## Requirement
Leave out all pictures. Return exactly the lines from the top of the material through the line containing "pos += wdt + gap".

■ ■ ■ ■

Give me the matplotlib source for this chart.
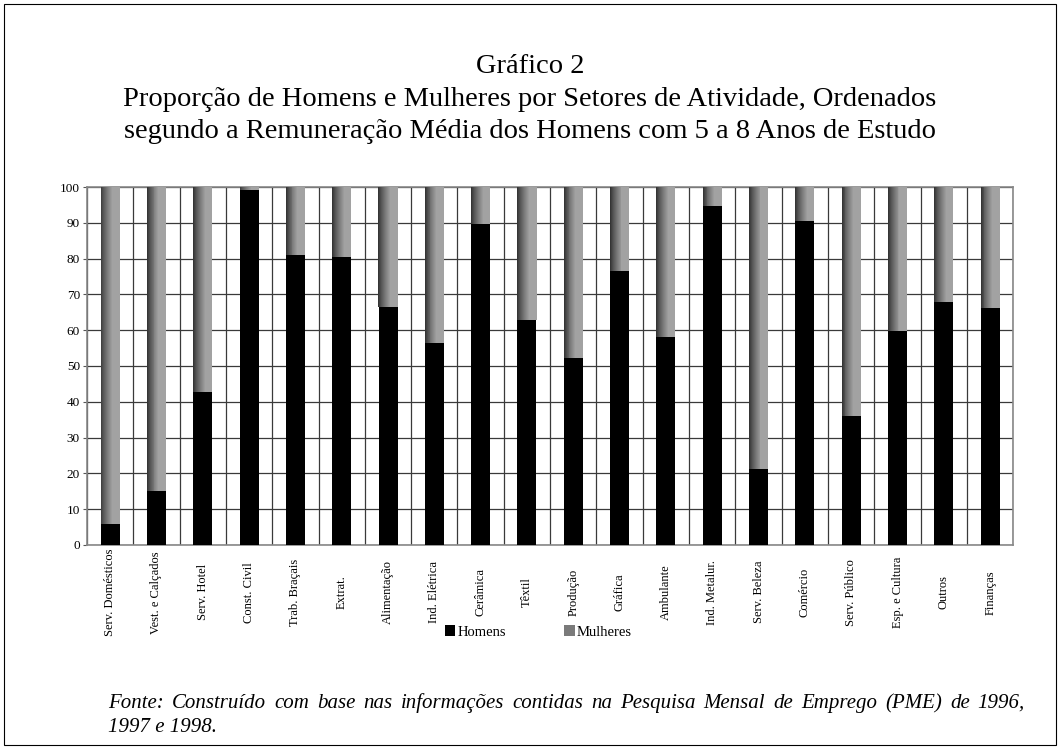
import numpy as np
import matplotlib
matplotlib.use("Agg")
import matplotlib.pyplot as plt
from matplotlib.patches import Rectangle, Patch
from matplotlib.colors import LinearSegmentedColormap

plt.rcParams['font.family'] = ['Liberation Serif', 'DejaVu Serif']

setores = ["Serv. Domésticos", "Vest. e Calçados", "Serv. Hotel", "Const. Civil",
           "Trab. Braçais", "Extrat.", "Alimentação", "Ind. Elétrica", "Cerâmica",
           "Têxtil", "Produção", "Gráfica", "Ambulante", "Ind. Metalur.",
           "Serv. Beleza", "Comércio", "Serv. Público", "Esp. e Cultura",
           "Outros", "Finanças"]
homens = [5.9, 15.1, 42.7, 99.1, 80.9, 80.4, 66.4, 56.4, 89.6, 62.8,
          52.2, 76.5, 58.0, 94.6, 21.2, 90.4, 36.0, 59.7, 67.8, 66.1]
mulheres = [100 - h for h in homens]
y_ticks = list(range(0, 101, 10))

titulo = ("Gráfico 2\nProporção de Homens e Mulheres por Setores de Atividade, Ordenados\n"
          "segundo a Remuneração Média dos Homens com 5 a 8 Anos de Estudo")
fonte_l1 = "Fonte: Construído com base nas informações contidas na Pesquisa Mensal de Emprego (PME) de 1996,"
fonte_l2 = "1997 e 1998."


def texto_justificado(fig, linha, x0, x1, y, **kw):
    # espalha as palavras para ocupar de x0 a x1 (em pixels)
    r = fig.canvas.get_renderer()
    palavras = linha.split()
    objs = [fig.text(0, y, p, va="baseline", ha="left", **kw) for p in palavras]
    larg = [t.get_window_extent(r).width for t in objs]
    gap = (x1 - x0 - sum(larg)) / (len(palavras) - 1)
    pos = x0
    for t, wdt in zip(objs, larg):
        t.set_x(pos / fig.bbox.width)
        pos += wdt + gap


def main():
    fig = plt.figure(figsize=(10.6, 7.49), dpi=100)
    ax = fig.add_axes([0.082, 0.2724, 0.874, 0.4779])

    x = np.arange(len(setores))
    largura = 0.41
    ax.bar(x, homens, width=largura, color="black", zorder=3)

    # barras das mulheres com gradiente horizontal (fatias verticais)
    cmap = LinearSegmentedColormap.from_list("cinza", ["#2c2c2c", "#a2a2a2"])
    n = 20
    w = largura / n
    for i in range(n):
        t = min(1.0, ((i + 0.5) / n) * 1.6) ** 0.8
        xs = x - largura / 2 + (i + 0.5) * w
        ax.bar(xs, mulheres, width=w * 1.08, bottom=homens, color=cmap(t),
               linewidth=0, zorder=3)

    ax.set_xlim(-0.5, len(setores) - 0.5)
    ax.set_ylim(0, 100)
    ax.set_yticks(y_ticks)
    ax.tick_params(axis="y", labelsize=9.5, length=3, width=0.8, color="#555555", pad=2)
    ax.set_xticks(x)
    ax.set_xticklabels(setores, rotation=90, fontsize=9, va="center")
    ax.tick_params(axis="x", length=0, pad=34)

    # grade
    ax.set_xticks(np.arange(-0.5, len(setores)), minor=True)
    ax.grid(axis="y", which="major", color="#3a3a3a", linewidth=0.9, zorder=0)
    ax.grid(axis="x", which="minor", color="#3a3a3a", linewidth=0.9, zorder=0)
    ax.grid(axis="x", which="major", visible=False)
    ax.tick_params(axis="x", which="minor", length=0)
    for s in ax.spines.values():
        s.set_color("#888888")
        s.set_linewidth(1.2)

    handles = [Patch(facecolor="black", label="Homens"),
               Patch(facecolor="#7a7a7a", label="Mulheres")]
    fig.legend(handles=handles, loc="center left", bbox_to_anchor=(0.413, 1 - 632 / 749),
               ncol=2, frameon=False, fontsize=10.5, handlelength=0.7, handleheight=0.7,
               handletextpad=0.15, columnspacing=4.0, borderpad=0)

    fig.text(0.5, 1 - 99 / 749, titulo, ha="center", va="center", fontsize=20.5,
             linespacing=1.38)

    texto_justificado(fig, fonte_l1, 108, 1025, 1 - 708 / 749, fontsize=15, style="italic")
    fig.text(108 / 1060, 1 - 732 / 749, fonte_l2, ha="left", va="baseline", fontsize=15,
             style="italic")

    fig.patches.append(Rectangle((0.004, 0.005), 0.992, 0.99, transform=fig.transFigure,
                                 fill=False, edgecolor="black", linewidth=0.8))

    fig.savefig("out.png", dpi=100)


if __name__ == "__main__":
    main()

■ ■ ■ ■

## Completed task
Give me the matplotlib source for this chart.
import numpy as np
import matplotlib
matplotlib.use("Agg")
import matplotlib.pyplot as plt
from matplotlib.patches import Rectangle, Patch
from matplotlib.colors import LinearSegmentedColormap

plt.rcParams['font.family'] = ['Liberation Serif', 'DejaVu Serif']

setores = ["Serv. Domésticos", "Vest. e Calçados", "Serv. Hotel", "Const. Civil",
           "Trab. Braçais", "Extrat.", "Alimentação", "Ind. Elétrica", "Cerâmica",
           "Têxtil", "Produção", "Gráfica", "Ambulante", "Ind. Metalur.",
           "Serv. Beleza", "Comércio", "Serv. Público", "Esp. e Cultura",
           "Outros", "Finanças"]
homens = [5.9, 15.1, 42.7, 99.1, 80.9, 80.4, 66.4, 56.4, 89.6, 62.8,
          52.2, 76.5, 58.0, 94.6, 21.2, 90.4, 36.0, 59.7, 67.8, 66.1]
mulheres = [100 - h for h in homens]
y_ticks = list(range(0, 101, 10))

titulo = ("Gráfico 2\nProporção de Homens e Mulheres por Setores de Atividade, Ordenados\n"
          "segundo a Remuneração Média dos Homens com 5 a 8 Anos de Estudo")
fonte_l1 = "Fonte: Construído com base nas informações contidas na Pesquisa Mensal de Emprego (PME) de 1996,"
fonte_l2 = "1997 e 1998."


def texto_justificado(fig, linha, x0, x1, y, **kw):
    # espalha as palavras para ocupar de x0 a x1 (em pixels)
    r = fig.canvas.get_renderer()
    palavras = linha.split()
    objs = [fig.text(0, y, p, va="baseline", ha="left", **kw) for p in palavras]
    larg = [t.get_window_extent(r).width for t in objs]
    gap = (x1 - x0 - sum(larg)) / (len(palavras) - 1)
    pos = x0
    for t, wdt in zip(objs, larg):
        t.set_x(pos / fig.bbox.width)
        pos += wdt + gap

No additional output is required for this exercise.